公正取引委員会は、課徴金の水準を欧米並みにすることを目指して、現在の2倍、12%とすることを提案した。課徴金制度は、違反企業を制裁する「不当利得の剥奪」という性格がある。ちなみに米国の課徴金は違反期間中の当該商品の売上高の15〜80%、欧州連合(EU)は総売上高の10%以下だ。公取委の提案は、過去の入札談合による不当利得率が平均16.5%であることを参考にしたものだ。しかし、「日本経済は不況克服の途上にあり、課徴金をいっきに引き上げると、倒産に結びつきかねない」、また、「もともと課徴金と刑事罰との二重処罰は憲法(39条)に違反する」(日本経団連)などと経済界が強く抵抗したため、なお調整の必要があるとして先の通常国会への改正案提出は見送られた。
経済界への配慮はそればかりではない。今回の改正案には、談合を自発的に申告した場合、課徴金を減免する「課徴金減免制度」の導入が初めて盛り込まれている。当初は先着2社にしていた減免対象を3社に増やし、最初に申告した会社は課徴金を免除、2社目は50%、3社目は30%の減額とすることにした。また、課徴金を課す算定期間の上限も、当初の4年が現行の3年に据え置かれ、実質的な減額を図った。さらに、公取委は審判手続きのあり方や課徴金と刑事罰の関係を見直すため、改正法の施行後2年かけて結論を出すことになった。
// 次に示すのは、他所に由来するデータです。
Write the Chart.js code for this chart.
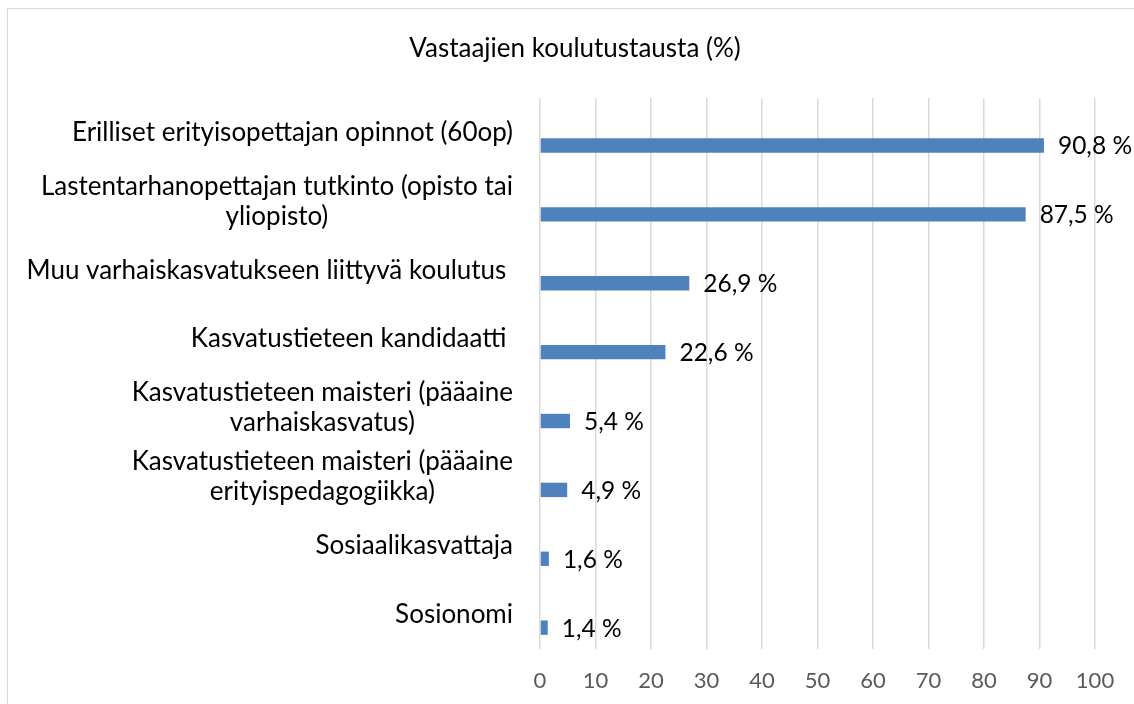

いっぽう経済界のなかでも、「自由競争のルールを犯した企業に厳しい罰則を与えるために、課徴金を引き上げるのは妥当だ」(北条恪太郎代表幹事)と公取委に賛成していた経済同友会は、調整が最終決着したことについて、「談合やカルテルを前提にしないと経営が成り立たないというのでは、非効率な企業経営が温存されている証拠だ」と現状を批判した。
公取委は10月5日、鋼鉄を使用した橋梁工事の受注をめぐり、談合を繰り返していた容疑(独禁法違反の不当な取引制限)で、新日本製鉄や三菱重工業など約40社の立ち入り検査に踏み切った。橋梁工事は年間約4000億円の巨大市場。公共事業が縮小するなかで、はからずも日本の重工業を支える鉄鋼、造船の大企業が容疑の対象になったということは、彼らの談合によって入札の高値を維持し、共存共栄が図られていたことになる。
27年前の独禁法改正案は、経済界に加えて自民党の抵抗もあり、成立まで2年8カ月を要したいきさつがある。今回は事前の調整で経済界の意向が反映されたことから、臨時国会での成立は間違いないとみられている。しかし、談合に象徴される日本の排他的な取引慣行の撤廃を迫る米国の圧力もあり、公取委が将来に改めて改正案を提出することもありそうだ。